Strengths: 1. The problem setting is novel. 2. The paper is well-written and the logic is clear. 3. Experiment result shows the backdoor attack has a very good successful rate.

Weaknesses: My major concern about this paper is the necessity of the proposed approach. The whole paper is based on the importance of dynamic triggers. However, as the authors mentioned, "dynamic triggers are hard to differentiate from adversarial noise perturbations". From this angle, it seems that any algorithm that efficiently generates adversarial sample can be served as a dynamic backdoor algorithm, with no poisoning samples inserted, and there has been a very rich literature about how to generate adversarial samples. The difference is that this paper requires the backdoor of each input to be different. However, because the input space is large, adversarial samples trivially satisfy the requirement. If the authors believe their dynamic backdoor has unique value, they should provide more justification against this trivial substitution. Another concern is that the added backdoor is very visible according to Figure 4. -------------------------------------- After rebuttal The authors briefly answers my concerns. However, I'm still unconvinced about the realistic value of the method, which is the reason that I ask those questions. The threat model of this paper is stronger than the threat model of evasive attacks such as adversarial samples, so I will hope to see the method can achieve stronger result. However, while the attack success rate is good, the sample generated is very visible, and also the process is costly compare to some lightweight attack models.

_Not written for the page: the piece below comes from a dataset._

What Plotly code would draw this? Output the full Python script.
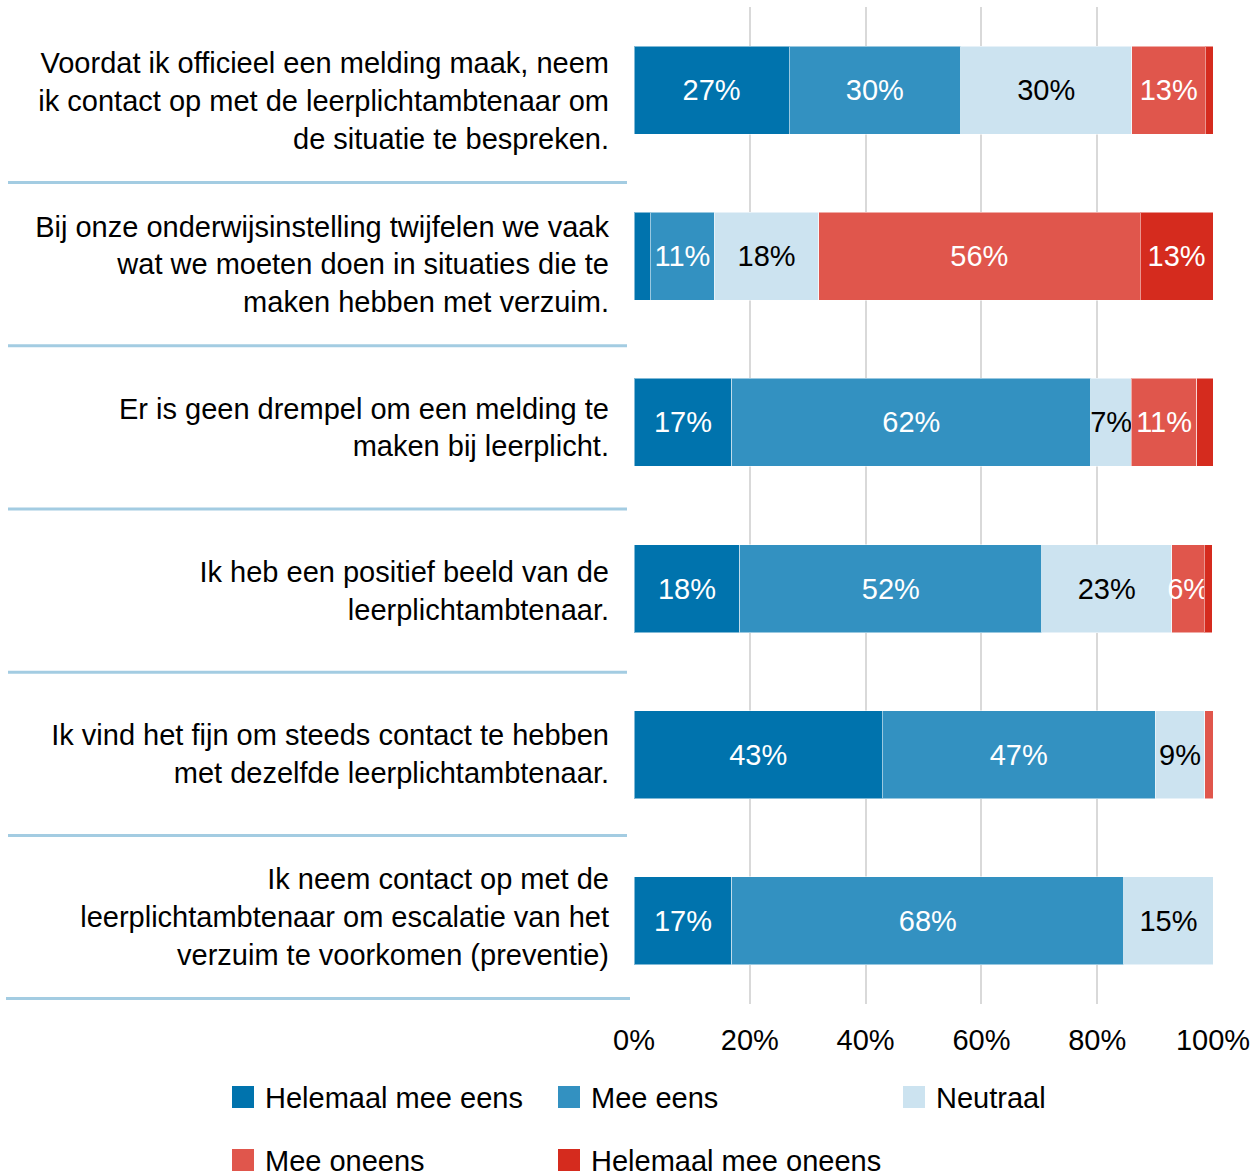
"""
Stellingen over de leerplichtambtenaar - gestapelde 100% bar chart.
"""

import plotly.graph_objects as go

# --- data -------------------------------------------------------------
stellingen = [
    "Voordat ik officieel een melding maak, neem<br>ik contact op met de leerplichtambtenaar om<br>de situatie te bespreken.",
    "Bij onze onderwijsinstelling twijfelen we vaak<br>wat we moeten doen in situaties die te<br>maken hebben met verzuim.",
    "Er is geen drempel om een melding te<br>maken bij leerplicht.",
    "Ik heb een positief beeld van de<br>leerplichtambtenaar.",
    "Ik vind het fijn om steeds contact te hebben<br>met dezelfde leerplichtambtenaar.",
    "Ik neem contact op met de<br>leerplichtambtenaar om escalatie van het<br>verzuim te voorkomen (preventie)",
]

antwoorden = ["Helemaal mee eens", "Mee eens", "Neutraal", "Mee oneens", "Helemaal mee oneens"]

helemaal_eens = [26.8, 2.8, 16.9, 18.3, 42.9, 16.9]
mee_eens = [29.6, 11.1, 62.0, 52.1, 47.1, 67.7]
neutraal = [29.6, 18.0, 7.0, 22.5, 8.6, 15.4]
mee_oneens = [12.7, 55.5, 11.3, 5.6, 1.4, 0.0]
helemaal_oneens = [1.4, 12.6, 2.8, 1.4, 0.0, 0.0]

x_ticks = [0, 20, 40, 60, 80, 100]
x_ticktext = ["0%", "20%", "40%", "60%", "80%", "100%"]

# --- stijl ------------------------------------------------------------
KLEUREN = ["#0073AD", "#3391C1", "#CCE3F0", "#E0564C", "#D52B1E"]
TEKSTKLEUREN = ["white", "white", "black", "white", "white"]
FONT = "Liberation Sans, Arial, sans-serif"
W, H = 1259, 1174
L, R, T, B = 634, 46, 7, 170


def px_x(px):
    return (px - L) / (W - L - R)


def px_y(py):
    return (H - B - py) / (H - T - B)


def label(v):
    return f"{int(v + 0.5)}%" if v >= 5 else ""


reeksen = [helemaal_eens, mee_eens, neutraal, mee_oneens, helemaal_oneens]
n = len(stellingen)

fig = go.Figure()

for naam, waarden, kleur, tkleur in zip(antwoorden, reeksen, KLEUREN, TEKSTKLEUREN):
    fig.add_trace(go.Bar(
        y=list(range(n)),
        x=waarden,
        orientation="h",
        name=naam,
        marker=dict(color=kleur, line=dict(color="rgba(255,255,255,0.5)", width=1)),
        text=[label(v) for v in waarden],
        textposition="inside",
        insidetextanchor="middle",
        textangle=0,
        textfont=dict(color=tkleur, size=29, family=FONT),
        cliponaxis=True,
        hoverinfo="skip",
    ))

# lege traces zodat de extra assen (gridlijnen, labels) getekend worden
fig.add_trace(go.Scatter(x=[None], y=[None], xaxis="x2", yaxis="y", showlegend=False, hoverinfo="skip"))
fig.add_trace(go.Scatter(x=[None], y=[None], xaxis="x", yaxis="y2", showlegend=False, hoverinfo="skip"))

# scheidingslijnen tussen de stellingen
for i in range(n):
    laatste = i == n - 1
    fig.add_shape(
        type="line", xref="paper", yref="y2",
        x0=px_x(6 if laatste else 8), x1=px_x(630 if laatste else 627),
        y0=i + 0.5, y1=i + 0.5,
        line=dict(color="#A3CCE2", width=3),
    )

# legenda (handmatig, grote vierkantjes)
legenda_pos = [(232, 1097), (558, 1097), (903, 1097), (232, 1160), (558, 1160)]
for naam, kleur, (lx, ly) in zip(antwoorden, KLEUREN, legenda_pos):
    fig.add_shape(
        type="rect", xref="paper", yref="paper",
        x0=px_x(lx), x1=px_x(lx + 22),
        y0=px_y(ly - 11), y1=px_y(ly + 11),
        fillcolor=kleur, line=dict(width=0),
    )
    fig.add_annotation(
        text=naam, xref="paper", yref="paper",
        x=px_x(lx + 31), y=px_y(ly + 1),
        xanchor="left", yanchor="middle", showarrow=False,
        font=dict(size=29, color="black", family=FONT),
    )

fig.update_layout(
    width=W,
    height=H,
    barmode="stack",
    bargap=0.47,
    showlegend=False,
    plot_bgcolor="white",
    paper_bgcolor="white",
    margin=dict(l=L, r=R, t=T, b=B),
    font=dict(family=FONT, size=29, color="black"),
    uniformtext=dict(minsize=29, mode="show"),
    xaxis=dict(
        range=[0, 100],
        tickvals=x_ticks,
        ticktext=x_ticktext,
        showgrid=False,
        zeroline=False,
        showline=False,
        ticks="",
        ticklabelstandoff=16,
        tickfont=dict(size=29),
    ),
    xaxis2=dict(
        overlaying="x",
        matches="x",
        range=[0, 100],
        tickvals=[20, 40, 60, 80],
        showticklabels=False,
        showgrid=True,
        gridcolor="#D9D9D9",
        gridwidth=2,
        zeroline=False,
        ticks="",
    ),
    yaxis=dict(
        type="linear",
        range=[n - 0.5, -0.5],
        showgrid=False,
        zeroline=False,
        showticklabels=False,
        ticks="",
    ),
    # labels staan op een eigen schaal, gecentreerd tussen de scheidingslijnen
    yaxis2=dict(
        type="linear",
        overlaying="y",
        side="left",
        anchor="x",
        range=[5.533, -0.576],
        tickvals=list(range(n)),
        ticktext=stellingen,
        showgrid=False,
        zeroline=False,
        ticks="",
        ticklabelstandoff=24,
        tickfont=dict(size=29),
    ),
)

fig.write_html(
    "out.html",
    config={"displayModeBar": False},
    post_script="document.body.style.margin='0px';",
)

Correctness: Yes, I think the method is sound.

Clarity: Yes.

Relation to Prior Work: Yes.

Reproducibility: Yes

Additional Feedback: I believe this paper has a wrong subject area. It should be in "Social Aspects of Machine Learning -> Privacy, Anonymity, and Security".

Review 3

Summary and Contributions: This paper proposed a novel backdoor attack, which uses an input-aware dynamic trigger pattern through an input-conditioned generator during model training. The resulting backdoor models are more stealthy and difficult to mitigate the adversarial effects. The proposed attack can better evade several model and test-time defenses as well as vision interpretability tools, including Fine-Tuning, Neural-Cleanse, STRIP, and GradCAM. The key invention includes the novel use of diversity and uniqueness in generating trigger patterns Overall, the proposed attack is novel and is a stronger backdoor attack. The findings that its dynamic trigger pattern weakens many defenses and detection methods suggest a new and stronger attack for robustness evaluation, a big leap beyond using a universal trigger pattern.

Strengths: 1. Novelty: the proposed backdoor attack uses input-specific dynamic trigger pattern instead of conventionally used universal trigger pattern. The proposal of diversity and uniqueness (nonreusability) is also pretty novel. 2. The results of weakening several defenses give significant contributions. This attack has the potential of serving as a new baseline for robustness evaluation against backdoor attacks. 3. The experiments are thorough and convincing.

Weaknesses: I hope to see the following updates and discussions in the rebuttal, and I am happy to increase my review rating once my concerns are addressed. 1. In the ICLR publication "Bridging Mode Connectivity in Loss Landscapes and Adversarial Robustness", it was shown that Fine-Tuning is not the most effective approach to recover backdoor models, unless one has a sufficient amount of clean data to alleviate the backdoor effect. I would like to see how well the proposed attack is against the mode connectivity based defense proposed in the ICLR paper. 2. When reporting the attack/clean accuracy, it was unclear whether the authors were using data samples (and how many) from training data or testing data (unseen when training the backdoor model). I also would like the authors to address the robustness of the proposed approach when performing backdoor attack on testing (unseen) data. Intuitively, universal trigger pattern should be more robust to distribution shifts between training and testing data, and the input-aware apporach can be more sensitive (and cause attack to fail) if the generator cannot overcome the inherent distribution shift. Also, using testing (untrained) data makes more sense in all experiments. I hope the authors can clarity the data setting. 3.The probabilistic backdooring during model training according to Eq. (2) is worthy of more exploration. The authors only used rho_a=rho_c=0.1 in the experiments. I hope to see some parameter sensitivity analysis on these two parameters.

Correctness: Mostly correct and clearly explained in the supplementary material (there are some referencing issues in the supplementary document). The authors need to veritfy the reported results are using training data or testing (unseen data during training), and are suggested to test against more advanced defenses.

Clarity: This paper is well written and easy to follow.

Relation to Prior Work: The authors are suggested to test the robustness against more recent defenses, such as "Bridging Mode Connectivity in Loss Landscapes and Adversarial Robustness".

Reproducibility: Yes

Additional Feedback: Post-rebuttal comments: I thank the authors for providing additional results and clarification. My questions have been fully addressed, and I will increase my overall score. I hope the authors can incorporate the new results in the revised version.